Data segment:

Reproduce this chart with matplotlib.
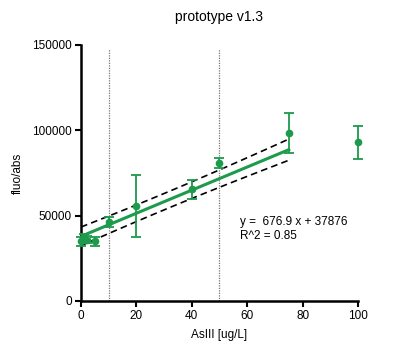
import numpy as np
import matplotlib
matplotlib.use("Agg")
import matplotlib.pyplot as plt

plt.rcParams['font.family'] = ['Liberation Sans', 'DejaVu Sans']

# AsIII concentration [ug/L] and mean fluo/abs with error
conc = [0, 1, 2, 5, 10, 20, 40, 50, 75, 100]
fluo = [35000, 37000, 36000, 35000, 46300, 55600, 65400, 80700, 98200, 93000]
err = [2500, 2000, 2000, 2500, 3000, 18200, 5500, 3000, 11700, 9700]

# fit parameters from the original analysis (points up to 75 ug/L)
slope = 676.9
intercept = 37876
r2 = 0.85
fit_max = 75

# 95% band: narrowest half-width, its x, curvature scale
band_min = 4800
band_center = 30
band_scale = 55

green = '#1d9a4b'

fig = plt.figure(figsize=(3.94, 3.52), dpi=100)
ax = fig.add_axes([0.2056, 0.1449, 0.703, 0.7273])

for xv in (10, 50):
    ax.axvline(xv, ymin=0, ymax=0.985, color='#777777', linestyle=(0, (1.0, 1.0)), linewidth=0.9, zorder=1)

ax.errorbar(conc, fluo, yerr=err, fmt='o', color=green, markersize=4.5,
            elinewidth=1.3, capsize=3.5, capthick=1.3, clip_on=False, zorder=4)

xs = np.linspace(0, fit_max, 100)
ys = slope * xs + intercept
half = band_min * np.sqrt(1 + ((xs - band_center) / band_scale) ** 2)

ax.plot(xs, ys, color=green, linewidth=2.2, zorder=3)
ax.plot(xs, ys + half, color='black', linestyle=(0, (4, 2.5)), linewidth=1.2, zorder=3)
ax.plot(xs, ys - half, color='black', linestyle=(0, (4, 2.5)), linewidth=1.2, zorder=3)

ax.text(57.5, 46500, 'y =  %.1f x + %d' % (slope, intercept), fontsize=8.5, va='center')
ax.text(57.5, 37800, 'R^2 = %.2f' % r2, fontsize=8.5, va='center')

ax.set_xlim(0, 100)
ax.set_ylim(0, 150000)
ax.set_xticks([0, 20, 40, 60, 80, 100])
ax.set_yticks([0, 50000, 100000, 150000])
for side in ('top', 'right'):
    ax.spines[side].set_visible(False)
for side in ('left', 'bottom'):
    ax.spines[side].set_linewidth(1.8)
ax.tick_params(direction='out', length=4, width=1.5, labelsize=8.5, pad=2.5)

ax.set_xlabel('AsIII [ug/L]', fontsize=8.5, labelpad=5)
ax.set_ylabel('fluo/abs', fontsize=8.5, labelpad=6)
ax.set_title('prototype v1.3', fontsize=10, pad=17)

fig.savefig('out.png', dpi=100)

What to work on:
Exactly reproduce the run of lines from the start of the listing through the line with "plt.rcParams['font.family'] = ['Liberation", inclusive; pictures are not copied.

Correct response:
Reproduce this chart with matplotlib.
import numpy as np
import matplotlib
matplotlib.use("Agg")
import matplotlib.pyplot as plt

plt.rcParams['font.family'] = ['Liberation Sans', 'DejaVu Sans']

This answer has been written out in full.